I also tried passing error_bad_lines=False to pd.read_csv(), but the error persists.
My code is the following:
# -*- coding: utf-8 -*-
import pandas as pd
import os
from glob import glob
def list_files(path=os.getcwd()):
''' List all files in specified path '''
list_of_files = [f for f in glob('2013-06*.csv')]
return list_of_files
def to_hdf():
""" Function that reads multiple csv files to HDF5 Store """
# Defining path name
path = 'ta_store.h5'
# If path exists delete it such that a new instance can be created
if os.path.exists(path):
os.remove(path)
# Creating HDF5 Store
store = pd.HDFStore(path)
# Reading csv files from list_files function
for f in list_files():
# Creating reader in chunks -- reduces memory load
reader = pd.read_csv(f, chunksize=50000)
# Looping over chunks and storing them in store file, node name 'ta_data'
for chunk in reader:
chunk.to_hdf(store, 'ta_data', mode='w', table=True)
# Return store
return store.select('ta_data')
return 'Finished reading to HDF5 Store, continuing processing data.'
to_hdf()
Edit
If I go into the CSV file that raises the CParserError EOF... and manually delete all rows after the line that is causing the problem, the csv file is read properly. However all I'm deleting are blank rows anyway.
The weird thing is that when I manually correct the erroneous csv files, they are loaded fine into the store individually. But when I again use a list of multiple files the 'false' files still return me errors.
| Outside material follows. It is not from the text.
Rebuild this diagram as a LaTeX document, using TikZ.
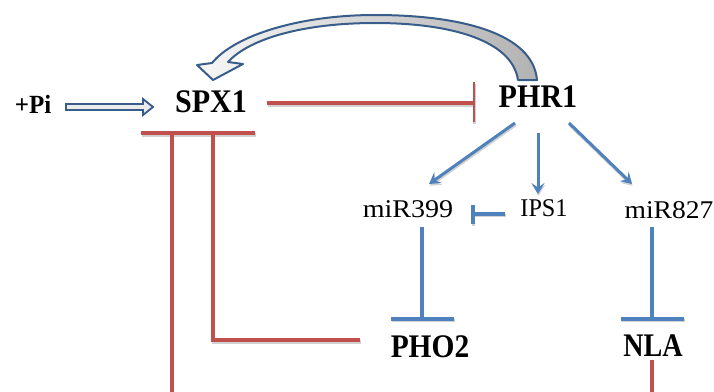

I had a similar problem. The line listed with the 'EOF inside string' had a string that contained within it a single quote mark ('). When I added the option quoting=csv.QUOTE_NONE it fixed my problem.
For example:
import csv
df = pd.read_csv(csvfile, header = None, delimiter="\t", quoting=csv.QUOTE_NONE, encoding='utf-8')
I have the same problem, and after adding these two params to my code, the problem is gone.
read_csv (...quoting=3, error_bad_lines=False)
I realize this is an old question, but I wanted to share some more details on the root cause of this error and why the solution from #Selah works.
From the csv.py docstring:
* quoting - controls when quotes should be generated by the writer.
It can take on any of the following module constants:
csv.QUOTE_MINIMAL means only when required, for example, when a
field contains either the quotechar or the delimiter
csv.QUOTE_ALL means that quotes are always placed around fields.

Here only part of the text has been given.